Your instructions —
The listing must be reproduced in full, exactly as it stands.

★ ★ ★

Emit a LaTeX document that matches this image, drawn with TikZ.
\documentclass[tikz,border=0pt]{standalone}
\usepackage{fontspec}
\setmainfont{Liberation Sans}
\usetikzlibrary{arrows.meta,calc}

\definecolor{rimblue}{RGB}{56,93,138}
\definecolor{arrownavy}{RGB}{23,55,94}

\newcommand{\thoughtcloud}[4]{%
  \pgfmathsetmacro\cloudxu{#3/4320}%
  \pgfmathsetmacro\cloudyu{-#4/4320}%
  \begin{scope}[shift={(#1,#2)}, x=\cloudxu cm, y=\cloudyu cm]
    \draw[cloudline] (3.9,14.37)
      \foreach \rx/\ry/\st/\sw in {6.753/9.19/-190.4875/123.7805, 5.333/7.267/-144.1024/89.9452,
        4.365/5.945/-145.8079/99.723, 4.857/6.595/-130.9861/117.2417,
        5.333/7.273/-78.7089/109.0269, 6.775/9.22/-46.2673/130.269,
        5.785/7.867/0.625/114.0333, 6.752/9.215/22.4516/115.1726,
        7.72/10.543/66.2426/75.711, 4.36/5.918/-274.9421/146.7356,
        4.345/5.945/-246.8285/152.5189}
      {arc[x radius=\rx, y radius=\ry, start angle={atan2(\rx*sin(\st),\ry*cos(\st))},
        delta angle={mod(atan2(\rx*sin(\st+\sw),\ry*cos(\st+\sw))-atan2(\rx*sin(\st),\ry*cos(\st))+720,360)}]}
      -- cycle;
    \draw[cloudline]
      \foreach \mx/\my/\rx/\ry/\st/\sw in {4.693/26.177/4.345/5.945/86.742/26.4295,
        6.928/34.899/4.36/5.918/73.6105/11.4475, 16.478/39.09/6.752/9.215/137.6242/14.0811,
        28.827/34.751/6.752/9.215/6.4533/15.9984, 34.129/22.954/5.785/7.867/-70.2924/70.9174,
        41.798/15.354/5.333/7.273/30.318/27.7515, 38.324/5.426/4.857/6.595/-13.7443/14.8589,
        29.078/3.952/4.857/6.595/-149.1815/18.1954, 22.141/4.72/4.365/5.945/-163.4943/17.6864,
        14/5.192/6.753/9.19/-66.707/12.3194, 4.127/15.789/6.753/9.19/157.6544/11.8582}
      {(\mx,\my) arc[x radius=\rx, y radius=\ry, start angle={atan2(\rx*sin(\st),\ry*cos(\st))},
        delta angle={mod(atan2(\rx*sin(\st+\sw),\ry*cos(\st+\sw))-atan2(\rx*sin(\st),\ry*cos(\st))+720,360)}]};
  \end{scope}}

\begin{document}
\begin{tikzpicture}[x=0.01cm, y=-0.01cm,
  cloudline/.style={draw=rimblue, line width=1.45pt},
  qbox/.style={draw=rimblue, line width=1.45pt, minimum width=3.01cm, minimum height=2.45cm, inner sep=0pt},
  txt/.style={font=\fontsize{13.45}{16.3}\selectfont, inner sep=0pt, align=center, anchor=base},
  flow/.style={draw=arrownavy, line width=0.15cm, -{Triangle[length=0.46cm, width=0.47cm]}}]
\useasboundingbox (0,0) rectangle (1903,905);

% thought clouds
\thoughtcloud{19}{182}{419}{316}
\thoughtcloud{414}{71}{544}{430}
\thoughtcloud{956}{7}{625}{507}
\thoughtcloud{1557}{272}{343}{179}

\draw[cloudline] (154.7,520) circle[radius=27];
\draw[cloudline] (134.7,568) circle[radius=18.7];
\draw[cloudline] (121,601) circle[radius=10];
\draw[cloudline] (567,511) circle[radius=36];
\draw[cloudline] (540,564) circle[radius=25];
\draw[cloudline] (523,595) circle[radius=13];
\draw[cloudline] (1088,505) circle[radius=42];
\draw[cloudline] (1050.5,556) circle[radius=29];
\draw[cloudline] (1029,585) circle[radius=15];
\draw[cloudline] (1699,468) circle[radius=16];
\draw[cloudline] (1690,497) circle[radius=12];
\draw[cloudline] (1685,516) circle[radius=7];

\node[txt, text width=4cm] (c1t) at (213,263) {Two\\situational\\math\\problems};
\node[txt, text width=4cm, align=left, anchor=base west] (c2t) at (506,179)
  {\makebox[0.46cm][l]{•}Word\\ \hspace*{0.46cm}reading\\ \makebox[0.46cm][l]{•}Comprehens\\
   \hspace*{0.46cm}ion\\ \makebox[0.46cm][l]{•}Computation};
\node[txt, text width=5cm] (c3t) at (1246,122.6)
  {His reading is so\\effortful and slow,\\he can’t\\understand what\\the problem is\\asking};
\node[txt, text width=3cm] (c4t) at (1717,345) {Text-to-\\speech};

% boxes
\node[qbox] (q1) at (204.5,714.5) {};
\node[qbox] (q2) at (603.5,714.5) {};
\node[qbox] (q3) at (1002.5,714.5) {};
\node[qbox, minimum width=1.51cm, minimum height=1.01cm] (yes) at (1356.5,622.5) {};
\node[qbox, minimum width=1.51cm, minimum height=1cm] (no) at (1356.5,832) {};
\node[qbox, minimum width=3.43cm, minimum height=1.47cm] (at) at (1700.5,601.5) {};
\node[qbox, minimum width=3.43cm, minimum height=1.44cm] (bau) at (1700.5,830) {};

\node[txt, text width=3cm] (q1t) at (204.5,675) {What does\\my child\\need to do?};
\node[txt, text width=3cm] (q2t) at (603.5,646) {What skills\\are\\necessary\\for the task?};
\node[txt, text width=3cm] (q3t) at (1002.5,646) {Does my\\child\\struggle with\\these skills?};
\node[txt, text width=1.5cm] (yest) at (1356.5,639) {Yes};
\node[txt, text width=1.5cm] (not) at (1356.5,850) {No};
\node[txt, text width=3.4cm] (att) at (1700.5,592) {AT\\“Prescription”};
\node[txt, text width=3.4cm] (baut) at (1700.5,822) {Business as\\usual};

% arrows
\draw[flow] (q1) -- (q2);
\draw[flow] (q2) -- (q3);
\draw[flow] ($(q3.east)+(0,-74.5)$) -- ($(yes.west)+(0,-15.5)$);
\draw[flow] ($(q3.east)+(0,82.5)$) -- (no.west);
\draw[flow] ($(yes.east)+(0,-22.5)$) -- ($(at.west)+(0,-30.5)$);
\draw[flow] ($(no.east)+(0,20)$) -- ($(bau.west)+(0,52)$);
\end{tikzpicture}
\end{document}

★ ★ ★

Problem solution —
Emit a LaTeX document that matches this image, drawn with TikZ.
\documentclass[tikz,border=0pt]{standalone}
\usepackage{fontspec}
\setmainfont{Liberation Sans}
\usetikzlibrary{arrows.meta,calc}

\definecolor{rimblue}{RGB}{56,93,138}
\definecolor{arrownavy}{RGB}{23,55,94}

\newcommand{\thoughtcloud}[4]{%
  \pgfmathsetmacro\cloudxu{#3/4320}%
  \pgfmathsetmacro\cloudyu{-#4/4320}%
  \begin{scope}[shift={(#1,#2)}, x=\cloudxu cm, y=\cloudyu cm]
    \draw[cloudline] (3.9,14.37)
      \foreach \rx/\ry/\st/\sw in {6.753/9.19/-190.4875/123.7805, 5.333/7.267/-144.1024/89.9452,
        4.365/5.945/-145.8079/99.723, 4.857/6.595/-130.9861/117.2417,
        5.333/7.273/-78.7089/109.0269, 6.775/9.22/-46.2673/130.269,
        5.785/7.867/0.625/114.0333, 6.752/9.215/22.4516/115.1726,
        7.72/10.543/66.2426/75.711, 4.36/5.918/-274.9421/146.7356,
        4.345/5.945/-246.8285/152.5189}
      {arc[x radius=\rx, y radius=\ry, start angle={atan2(\rx*sin(\st),\ry*cos(\st))},
        delta angle={mod(atan2(\rx*sin(\st+\sw),\ry*cos(\st+\sw))-atan2(\rx*sin(\st),\ry*cos(\st))+720,360)}]}
      -- cycle;
    \draw[cloudline]
      \foreach \mx/\my/\rx/\ry/\st/\sw in {4.693/26.177/4.345/5.945/86.742/26.4295,
        6.928/34.899/4.36/5.918/73.6105/11.4475, 16.478/39.09/6.752/9.215/137.6242/14.0811,
        28.827/34.751/6.752/9.215/6.4533/15.9984, 34.129/22.954/5.785/7.867/-70.2924/70.9174,
        41.798/15.354/5.333/7.273/30.318/27.7515, 38.324/5.426/4.857/6.595/-13.7443/14.8589,
        29.078/3.952/4.857/6.595/-149.1815/18.1954, 22.141/4.72/4.365/5.945/-163.4943/17.6864,
        14/5.192/6.753/9.19/-66.707/12.3194, 4.127/15.789/6.753/9.19/157.6544/11.8582}
      {(\mx,\my) arc[x radius=\rx, y radius=\ry, start angle={atan2(\rx*sin(\st),\ry*cos(\st))},
        delta angle={mod(atan2(\rx*sin(\st+\sw),\ry*cos(\st+\sw))-atan2(\rx*sin(\st),\ry*cos(\st))+720,360)}]};
  \end{scope}}

\begin{document}
\begin{tikzpicture}[x=0.01cm, y=-0.01cm,
  cloudline/.style={draw=rimblue, line width=1.45pt},
  qbox/.style={draw=rimblue, line width=1.45pt, minimum width=3.01cm, minimum height=2.45cm, inner sep=0pt},
  txt/.style={font=\fontsize{13.45}{16.3}\selectfont, inner sep=0pt, align=center, anchor=base},
  flow/.style={draw=arrownavy, line width=0.15cm, -{Triangle[length=0.46cm, width=0.47cm]}}]
\useasboundingbox (0,0) rectangle (1903,905);

% thought clouds
\thoughtcloud{19}{182}{419}{316}
\thoughtcloud{414}{71}{544}{430}
\thoughtcloud{956}{7}{625}{507}
\thoughtcloud{1557}{272}{343}{179}

\draw[cloudline] (154.7,520) circle[radius=27];
\draw[cloudline] (134.7,568) circle[radius=18.7];
\draw[cloudline] (121,601) circle[radius=10];
\draw[cloudline] (567,511) circle[radius=36];
\draw[cloudline] (540,564) circle[radius=25];
\draw[cloudline] (523,595) circle[radius=13];
\draw[cloudline] (1088,505) circle[radius=42];
\draw[cloudline] (1050.5,556) circle[radius=29];
\draw[cloudline] (1029,585) circle[radius=15];
\draw[cloudline] (1699,468) circle[radius=16];
\draw[cloudline] (1690,497) circle[radius=12];
\draw[cloudline] (1685,516) circle[radius=7];

\node[txt, text width=4cm] (c1t) at (213,263) {Two\\situational\\math\\problems};
\node[txt, text width=4cm, align=left, anchor=base west] (c2t) at (506,179)
  {\makebox[0.46cm][l]{•}Word\\ \hspace*{0.46cm}reading\\ \makebox[0.46cm][l]{•}Comprehens\\
   \hspace*{0.46cm}ion\\ \makebox[0.46cm][l]{•}Computation};
\node[txt, text width=5cm] (c3t) at (1246,122.6)
  {His reading is so\\effortful and slow,\\he can’t\\understand what\\the problem is\\asking};
\node[txt, text width=3cm] (c4t) at (1717,345) {Text-to-\\speech};

% boxes
\node[qbox] (q1) at (204.5,714.5) {};
\node[qbox] (q2) at (603.5,714.5) {};
\node[qbox] (q3) at (1002.5,714.5) {};
\node[qbox, minimum width=1.51cm, minimum height=1.01cm] (yes) at (1356.5,622.5) {};
\node[qbox, minimum width=1.51cm, minimum height=1cm] (no) at (1356.5,832) {};
\node[qbox, minimum width=3.43cm, minimum height=1.47cm] (at) at (1700.5,601.5) {};
\node[qbox, minimum width=3.43cm, minimum height=1.44cm] (bau) at (1700.5,830) {};

\node[txt, text width=3cm] (q1t) at (204.5,675) {What does\\my child\\need to do?};
\node[txt, text width=3cm] (q2t) at (603.5,646) {What skills\\are\\necessary\\for the task?};
\node[txt, text width=3cm] (q3t) at (1002.5,646) {Does my\\child\\struggle with\\these skills?};
\node[txt, text width=1.5cm] (yest) at (1356.5,639) {Yes};
\node[txt, text width=1.5cm] (not) at (1356.5,850) {No};
\node[txt, text width=3.4cm] (att) at (1700.5,592) {AT\\“Prescription”};
\node[txt, text width=3.4cm] (baut) at (1700.5,822) {Business as\\usual};

% arrows
\draw[flow] (q1) -- (q2);
\draw[flow] (q2) -- (q3);
\draw[flow] ($(q3.east)+(0,-74.5)$) -- ($(yes.west)+(0,-15.5)$);
\draw[flow] ($(q3.east)+(0,82.5)$) -- (no.west);
\draw[flow] ($(yes.east)+(0,-22.5)$) -- ($(at.west)+(0,-30.5)$);
\draw[flow] ($(no.east)+(0,20)$) -- ($(bau.west)+(0,52)$);
\end{tikzpicture}
\end{document}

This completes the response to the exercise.